Use Sunblock and Wear Glasses
It's important to use a sunblock cream because the sun's intensity increases in thin air. Goggles or UV filtering sunglasses prevent snow blindness on bright days and increases visibility on cloudy days.
Warm Up Before the First Run
Just as with any exercise, warm ups are important before skiing to prevent injuries. Jogging in place and jumping jacks get cold muscles moving and ready for activity. Make sure to stretch calves, hamstrings and low back muscles.
Take Ski Lessons
Your time on the mountain will be more enjoyable the better you ski. Learning to ski, and skiing better, will also make your experience safer. A qualified instructor will help you with technique and is paid to be patient and helpful, unlike some spouses or friends.
Know the Rules About Food and Drink
Before skiing, eat a good nutritious breakfast. During the day on the slopes, drink plenty of fluids since dehydration is common at high altitudes. Alcohol and drugs are unsafe anywhere but even more so while skiing because they increase fatigue and make skiers more prone to the cold.
Don't Start on the Hardest Run
Take a couple of runs on the easy slopes first to loosen up before tackling harder runs. Also, remember to ski in control. Many serious accidents are the results of collisions caused by out-of-control skiing.
Don't Be Afraid to Say No
Your friends say "go." You think "no." Don't get talked into skiing a slope that's too difficult for you.
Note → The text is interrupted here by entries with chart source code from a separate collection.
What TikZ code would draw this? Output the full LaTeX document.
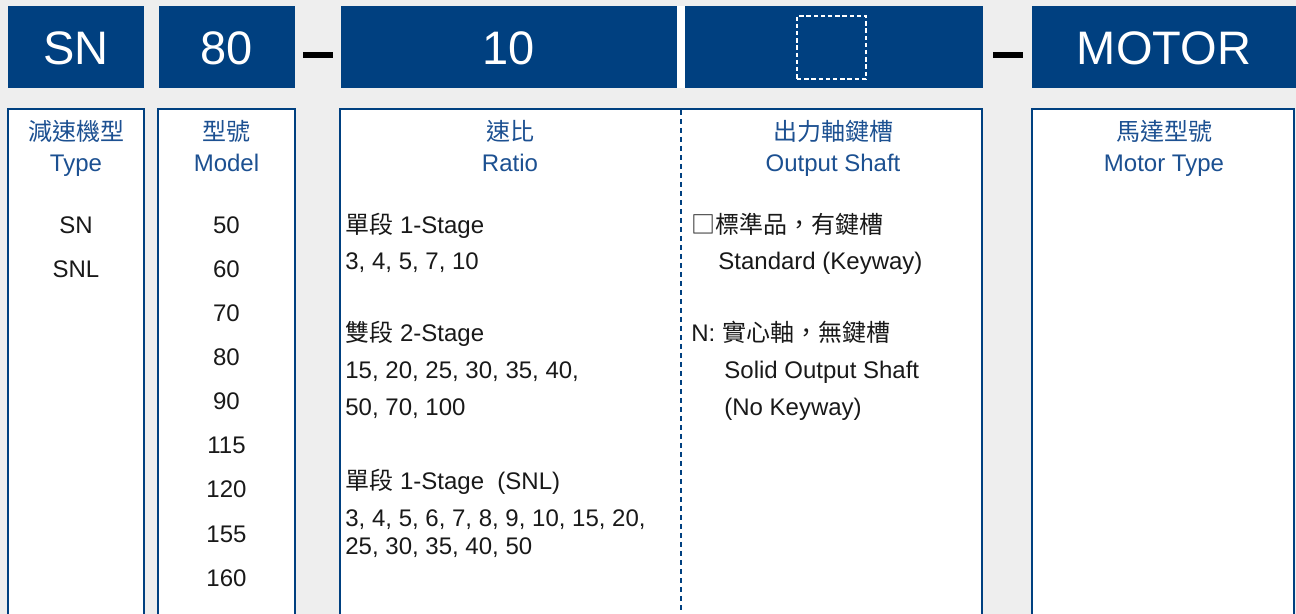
\documentclass[tikz,border=0pt]{standalone}
\usepackage{fontspec}
\setmainfont{Liberation Sans}
\newfontfamily\cjk{Noto Sans CJK TC}
\usepackage{tikz}

\definecolor{hblue}{RGB}{0,64,128}
\definecolor{tblue}{RGB}{28,80,145}
\definecolor{bggray}{RGB}{238,238,238}

\begin{document}
\begin{tikzpicture}[x=0.5pt, y=-0.5pt,
    hdr/.style={fill=hblue, text=white, inner sep=0pt, minimum height=41pt,
        text height=16.8pt, text depth=0pt, font=\fontsize{23.5}{28}\selectfont},
    ttl/.style={anchor=base, inner sep=0pt, text=tblue, font=\fontsize{12}{14}\selectfont},
    itm/.style={anchor=base, inner sep=0pt, text=black!90, font=\fontsize{12}{14}\selectfont},
    lst/.style={itm, anchor=base west},
    panel/.style={draw=hblue, line width=1pt, fill=white},
    bar/.style={line width=3pt, black}]

    \fill[bggray] (0,0) rectangle (1296,614);
    \clip (0,0) rectangle (1296,614);

    \node[hdr, minimum width=68pt] (SN) at (76,47.5) {SN};
    \node[hdr, minimum width=68pt] (SZ) at (227,47.5) {80};
    \draw[bar] (303,55.5) -- (333,55.5);
    \node[hdr, minimum width=168pt] (RT) at (509,47.5) {10};
    \fill[white] (677,6.5) rectangle (685,88.5);
    \node[hdr, minimum width=149pt] (OS) at (834,47.5) {};
    \node[draw=white, line width=1pt, dash pattern=on 2.2pt off 1.4pt,
        inner sep=0pt, minimum width=34.5pt, minimum height=31.5pt] (OSkey) at (831.5,47.5) {};
    \draw[bar] (993,55.5) -- (1023,55.5);
    \node[hdr, minimum width=132pt] (MT) at (1164,47.5) {MOTOR};

        \draw[panel] (8,109) rectangle (144,640);
        \draw[panel] (158,109) rectangle (295,640);
        \draw[panel] (340,109) rectangle (982,640);
        \draw[panel] (1032,109) rectangle (1294,640);
        \draw[hblue, line width=1pt, dash pattern=on 2.5pt off 2pt] (681,110) -- (681,640);

        \node[ttl] (defTY) at (76,141) {\cjk 減速機型};
        \node[ttl] (TY) at (76,172) {Type};
        \node[ttl] (defMD) at (226.5,141) {\cjk 型號};
        \node[ttl] (MD) at (226.5,172) {Model};
        \node[ttl] (defRA) at (510,141) {\cjk 速比};
        \node[ttl] (RA) at (510,172) {Ratio};
        \node[ttl] (defSH) at (833,141) {\cjk 出力軸鍵槽};
        \node[ttl] (SH) at (833,172) {Output Shaft};
        \node[ttl] (defMO) at (1164,141) {\cjk 馬達型號};
        \node[ttl] (MO) at (1164,172) {Motor Type};

        \node[itm] (tySN) at (76,234) {SN};
        \node[itm] (tySNL) at (76,278) {SNL};

        \foreach \m [count=\i from 0] in {50,60,70,80,90,115,120,155,160}
            \node[itm] (md\m) at (226.5,234+44*\i) {\m};

        \node[lst] (oneST) at (345,234) {{\cjk 單段} 1-Stage};
        \node[lst] (oneRA) at (345,270) {3, 4, 5, 7, 10};
        \node[lst] (twoST) at (345,342) {{\cjk 雙段} 2-Stage};
        \node[lst] (twoRA) at (345,379) {15, 20, 25, 30, 35, 40,};
        \node[lst] (twoRB) at (345,416) {50, 70, 100};
        \node[lst] (snlST) at (345,489) {{\cjk 單段} 1-Stage\ \ (SNL)};
        \node[lst] (snlRA) at (345,526) {3, 4, 5, 6, 7, 8, 9, 10, 15, 20,};
        \node[lst] (snlRB) at (345,554) {25, 30, 35, 40, 50};

        \node[lst] (defSTD) at (691,234) {\cjk □標準品，有鍵槽};
        \node[lst] (STD) at (718,270) {Standard (Keyway)};
        \node[lst] (defSOL) at (691,342) {N: {\cjk 實心軸，無鍵槽}};
        \node[lst] (SOL) at (724,379) {Solid Output Shaft};
        \node[lst] (SOLb) at (724,416) {(No Keyway)};

    \end{tikzpicture}
\end{document}
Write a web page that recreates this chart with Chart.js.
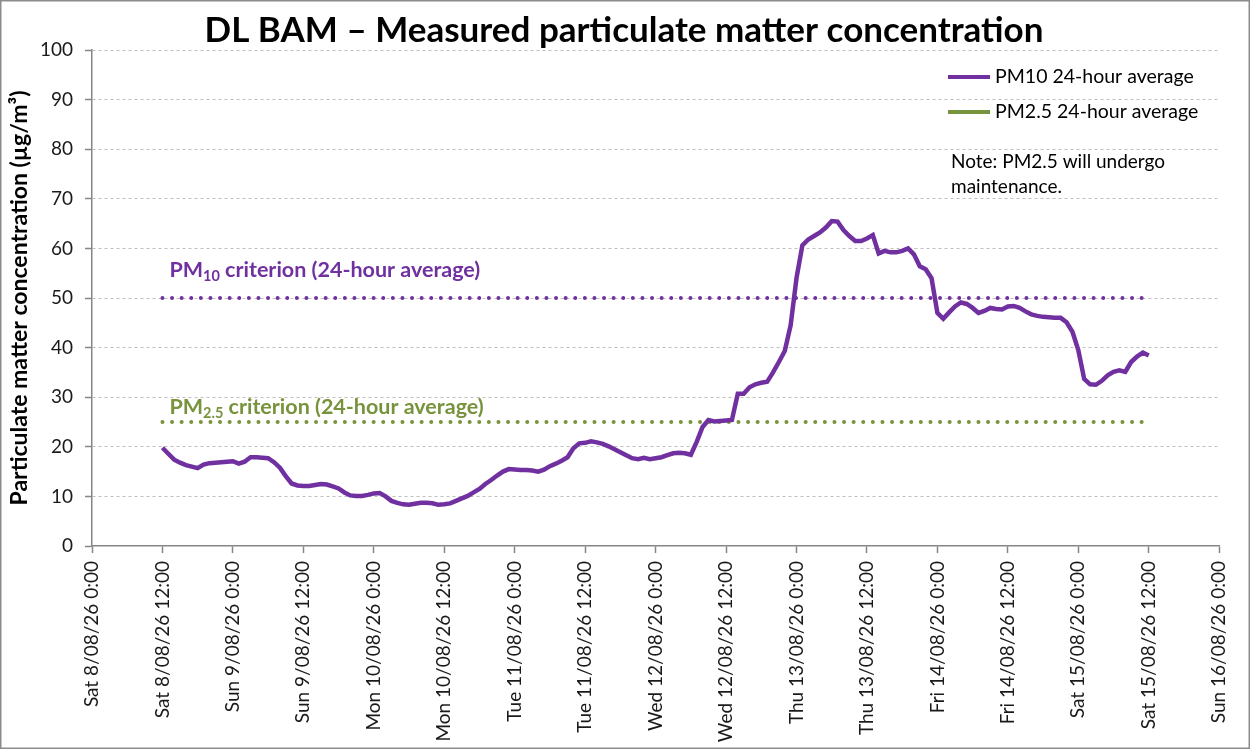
<!DOCTYPE html>
<html>
<head>
<meta charset="utf-8">
<script src="https://cdn.jsdelivr.net/npm/chart.js@4/dist/chart.umd.min.js"></script>
<style>
  html, body { margin: 0; padding: 0; background: #fff; }
  #wrap { width: 1250px; height: 749px; position: relative; }
</style>
</head>
<body>
<div id="wrap"><canvas id="myChart"></canvas></div>
<script>
    // tick labels every 12 hours, x axis is in hours from Sat 8/08/26 0:00
    var xTickLabels = [
        'Sat 8/08/26 0:00', 'Sat 8/08/26 12:00', 'Sun 9/08/26 0:00', 'Sun 9/08/26 12:00',
        'Mon 10/08/26 0:00', 'Mon 10/08/26 12:00', 'Tue 11/08/26 0:00', 'Tue 11/08/26 12:00',
        'Wed 12/08/26 0:00', 'Wed 12/08/26 12:00', 'Thu 13/08/26 0:00', 'Thu 13/08/26 12:00',
        'Fri 14/08/26 0:00', 'Fri 14/08/26 12:00', 'Sat 15/08/26 0:00', 'Sat 15/08/26 12:00',
        'Sun 16/08/26 0:00'
    ];
    var yTicks = [0, 10, 20, 30, 40, 50, 60, 70, 80, 90, 100];

    // PM10 hourly 24-hour average, first value at hour 12 (Sat 12:00)
    var pm10StartHour = 12;
    var pm10Values = [
        19.8, 18.6, 17.4, 16.8, 16.3, 16.0, 15.7, 16.4, 16.7, 16.8, 16.9, 17.0,
        17.1, 16.6, 17.0, 17.9, 17.9, 17.8, 17.7, 16.9, 15.8, 14.1, 12.6, 12.2,
        12.1, 12.1, 12.3, 12.5, 12.4, 12.0, 11.6, 10.8, 10.2, 10.1, 10.1, 10.3,
        10.6, 10.7, 10.0, 9.1, 8.7, 8.4, 8.3, 8.5, 8.7, 8.7, 8.6, 8.3,
        8.4, 8.6, 9.1, 9.6, 10.1, 10.8, 11.5, 12.5, 13.3, 14.2, 15.0, 15.5,
        15.4, 15.3, 15.3, 15.2, 15.0, 15.4, 16.1, 16.6, 17.2, 17.9, 19.7, 20.7,
        20.8, 21.1, 20.9, 20.6, 20.1, 19.5, 18.9, 18.3, 17.7, 17.5, 17.8, 17.5,
        17.7, 17.9, 18.3, 18.7, 18.8, 18.7, 18.4, 21.0, 24.0, 25.4, 25.1, 25.2,
        25.3, 25.4, 30.7, 30.7, 32.0, 32.6, 32.9, 33.1, 35.0, 37.1, 39.3, 44.5,
        54.0, 60.6, 61.8, 62.5, 63.2, 64.2, 65.5, 65.4, 63.7, 62.5, 61.5, 61.5,
        62.0, 62.7, 59.0, 59.5, 59.2, 59.2, 59.5, 60.0, 58.8, 56.4, 55.8, 54.0,
        47.0, 45.8, 47.1, 48.3, 49.1, 48.8, 48.0, 47.0, 47.4, 48.0, 47.8, 47.7,
        48.3, 48.4, 48.0, 47.3, 46.7, 46.4, 46.2, 46.1, 46.0, 46.0, 45.1, 43.2,
        39.5, 33.7, 32.6, 32.5, 33.3, 34.4, 35.1, 35.4, 35.1, 37.1, 38.2, 39.0, 38.4
    ];
    // PM2.5 : pas de données (maintenance)
    var pm25Values = [];

    var pm10Criterion = 50;
    var pm25Criterion = 25;
    var criterionHours = [12, 180];

    var purple = '#7030A0';
    var green = '#77933C';
    var axisGrey = '#868686';
    var fontName = 'Lato, "Open Sans", sans-serif';

    var pm10Data = [];
    for (let i = 0; i < pm10Values.length; i++) {
        pm10Data.push({ x: pm10StartHour + i, y: pm10Values[i] });
    }
    var pm25Data = [];
    for (let i = 0; i < pm25Values.length; i++) {
        pm25Data.push({ x: pm10StartHour + i, y: pm25Values[i] });
    }
    var pm10CritData = criterionHours.map(h => ({ x: h, y: pm10Criterion }));
    var pm25CritData = criterionHours.map(h => ({ x: h, y: pm25Criterion }));

    // texte avec indice (PM10 / PM2.5)
    function drawSubLabel(ctx, x, y, base, sub, rest, color) {
        ctx.fillStyle = color;
        ctx.textBaseline = 'middle';
        ctx.textAlign = 'left';
        ctx.font = 'bold 21.5px ' + fontName;
        ctx.fillText(base, x, y);
        x += ctx.measureText(base).width;
        ctx.font = 'bold 14.5px ' + fontName;
        ctx.fillText(sub, x, y + 6);
        x += ctx.measureText(sub).width;
        ctx.font = 'bold 21.5px ' + fontName;
        ctx.fillText(rest, x, y);
    }

    var decor = {
        id: 'decor',
        beforeDraw(chart) {
            const ctx = chart.ctx;
            ctx.save();
            ctx.fillStyle = '#fff';
            ctx.fillRect(0, 0, chart.width, chart.height);
            ctx.restore();
        },
        afterDraw(chart) {
            const ctx = chart.ctx;
            const xs = chart.scales.x, ys = chart.scales.y;
            ctx.save();
            // cadre
            ctx.strokeStyle = '#8c8c8c';
            ctx.lineWidth = 1.5;
            ctx.strokeRect(0.75, 0.75, chart.width - 1.5, chart.height - 1.5);

            // titre
            ctx.fillStyle = '#000';
            ctx.font = 'bold 35px ' + fontName;
            ctx.textAlign = 'center';
            ctx.textBaseline = 'alphabetic';
            ctx.fillText('DL BAM \u2013 Measured particulate matter concentration', 624, 42);

            // légende
            const ds = chart.data.datasets;
            const legY = [77, 112];
            for (let i = 0; i < 2; i++) {
                ctx.strokeStyle = ds[i].borderColor;
                ctx.lineWidth = 4;
                ctx.beginPath();
                ctx.moveTo(948, legY[i]);
                ctx.lineTo(990, legY[i]);
                ctx.stroke();
                ctx.fillStyle = '#000';
                ctx.font = '19.5px ' + fontName;
                ctx.textAlign = 'left';
                ctx.textBaseline = 'middle';
                ctx.fillText(ds[i].label, 995, legY[i]);
            }
            ctx.font = '19px ' + fontName;
            ctx.fillText('Note: PM2.5 will undergo', 951, 162);
            ctx.fillText('maintenance.', 951, 187);

            // libellés des critères
            const lx = xs.getPixelForValue(criterionHours[0]) + 7;
            drawSubLabel(ctx, lx, ys.getPixelForValue(pm10Criterion) - 28, 'PM', '10', ' criterion (24-hour average)', purple);
            drawSubLabel(ctx, lx, ys.getPixelForValue(pm25Criterion) - 15, 'PM', '2.5', ' criterion (24-hour average)', green);
            ctx.restore();
        }
    };

    var ctx = document.getElementById('myChart').getContext('2d');
    var myChart = new Chart(ctx, {
        type: 'line',
        data: {
            datasets: [{
                label: 'PM10 24-hour average',
                data: pm10Data,
                borderColor: purple,
                borderWidth: 4.5,
                pointRadius: 0,
                tension: 0,
                order: 1
            }, {
                label: 'PM2.5 24-hour average',
                data: pm25Data,
                borderColor: green,
                borderWidth: 4.5,
                pointRadius: 0
            }, {
                label: 'PM10 criterion',
                data: pm10CritData,
                borderColor: purple,
                borderWidth: 4,
                borderDash: [0, 9.6],
                borderCapStyle: 'round',
                pointRadius: 0,
                order: 2
            }, {
                label: 'PM2.5 criterion',
                data: pm25CritData,
                borderColor: green,
                borderWidth: 4,
                borderDash: [0, 9.6],
                borderCapStyle: 'round',
                pointRadius: 0,
                order: 2
            }]
        },
        options: {
            responsive: true,
            maintainAspectRatio: false,
            animation: false,
            devicePixelRatio: 1,
            layout: { padding: { top: 50, right: 30, bottom: 0, left: 0 } },
            plugins: {
                legend: { display: false },
                title: { display: false },
                tooltip: { enabled: false }
            },
            scales: {
                x: {
                    type: 'linear',
                    min: 0,
                    max: 192,
                    afterFit: function (scale) { scale.height = 203; },
                    afterBuildTicks: function (scale) {
                        scale.ticks = xTickLabels.map((l, i) => ({ value: i * 12 }));
                    },
                    ticks: {
                        autoSkip: false,
                        minRotation: 90,
                        maxRotation: 90,
                        padding: 8,
                        color: '#1a1a1a',
                        font: { family: fontName, size: 19 },
                        callback: function (v) { return xTickLabels[Math.round(v / 12)]; }
                    },
                    grid: {
                        drawOnChartArea: false,
                        drawTicks: true,
                        tickLength: 7,
                        tickColor: axisGrey,
                        tickWidth: 1.5
                    },
                    border: { color: axisGrey, width: 1.5 }
                },
                y: {
                    min: 0,
                    max: 100,
                    afterFit: function (scale) { scale.width = 92; },
                    afterBuildTicks: function (scale) {
                        scale.ticks = yTicks.map(v => ({ value: v }));
                    },
                    ticks: {
                        padding: 12,
                        color: '#1a1a1a',
                        font: { family: fontName, size: 19 }
                    },
                    grid: {
                        color: function (c) { return c.tick && c.tick.value === 0 ? 'rgba(0,0,0,0)' : '#bfbfbf'; },
                        lineWidth: 1,
                        drawTicks: true,
                        tickLength: 7,
                        tickColor: axisGrey,
                        tickWidth: 1.5
                    },
                    border: { color: axisGrey, width: 1.5, dash: [3, 3] },
                    title: {
                        display: true,
                        text: 'Particulate matter concentration (\u00b5g/m\u00b3)',
                        color: '#000',
                        font: { family: fontName, size: 23, weight: 'bold' },
                        padding: { top: 6, bottom: 0 }
                    }
                }
            }
        },
        plugins: [decor]
    });
</script>
</body>
</html>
Take your time. Go at your own pace, and challenge you skiing abilities only when you are ready. Don’t stop to rest in dangerous places! This includes lift exits, blind spots where approaching skiers cannot see you in advance or narrow places where all people on the run must pass. At high altitude, it is very important to keep properly hydrated.
Don't Take the Last Run
Your last run of the day is typically the most dangerous and the time when most accidents occur. Tired muscles won't respond as quickly, daylight becomes flat and obstacles are harder to see. If you feel tired, don't chance an accident that can ruin an entire ski trip.